Dr. Philip Zimbardo had the same reaction to the Abu Ghraib photos as I did. Dr. Z (as he is known) is a social psychologist at Stanford University. Thirty years ago in his lab he randomly assigned college students as "guards" or "prisoners" in a mock prison environment. As he watched the generals and politicians blame a few "bad apples" for the prisoner abuse, he knew different. Dr. Z states "Social psychologists like myself have been trying to correct the belief that evil is located only in the disposition of the individual and that the problem is in a few `bad apples.'" He wrote a book titled The Lucifer Effect in which a "transformation of character leads ordinary people to do extraordinarily evil things." *

Dr. Z states, " ... most of the evil in the world is not committed by a few bad apples. Why not assume that these are good apples in a bad barrel, rather than bad apples in a good barrel?" Dr. Z knew his student subjects were good apples since he gave each a battery of psychological tests, and every one checked out normal. "So, on day one they were all good apples. Yet within days the guards were transformed into sadistic thugs and the prisoners were emotionlly broken," Dr. Z said.

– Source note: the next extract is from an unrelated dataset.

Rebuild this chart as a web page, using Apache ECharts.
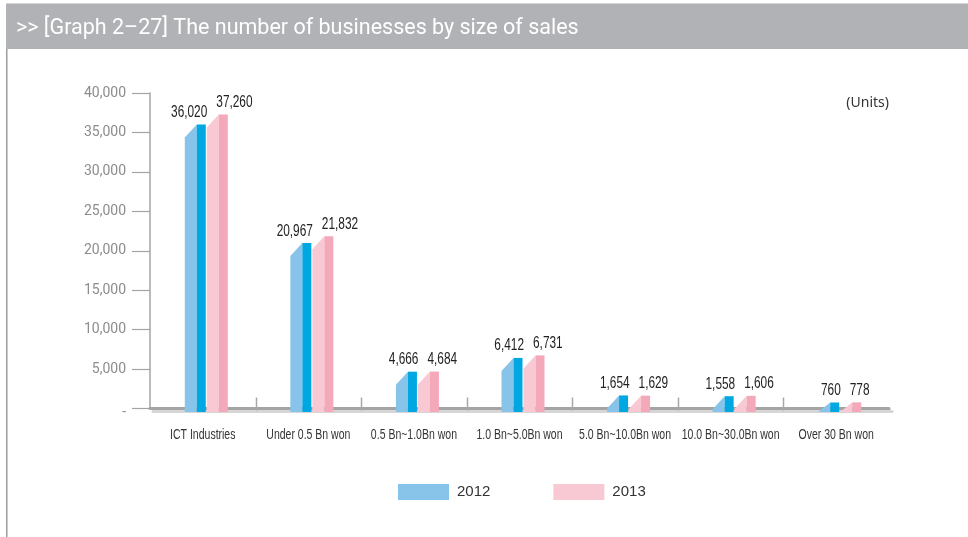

The behavorial expression of good and evil depends on the sitiation and whether we choose to act in a particular manner. " ... the line dividing good and evil cuts through the heart of every human being, " states Dr. Z. In several instances while an officer in the Army, I was able to keep soldiers from becoming bad apples by the leadership I demonstrated. Some were on the verge. A few calm words by myself averted their doing something I knew they would regret years later.

To have a good Army, prison, so forth and so on, it takes sensible and humane leadership. Everything, sometimes, depends on leadership.

So it goes . . . . *Shermer, Michael, Scientific American, Aug. 2007, pp 34-36.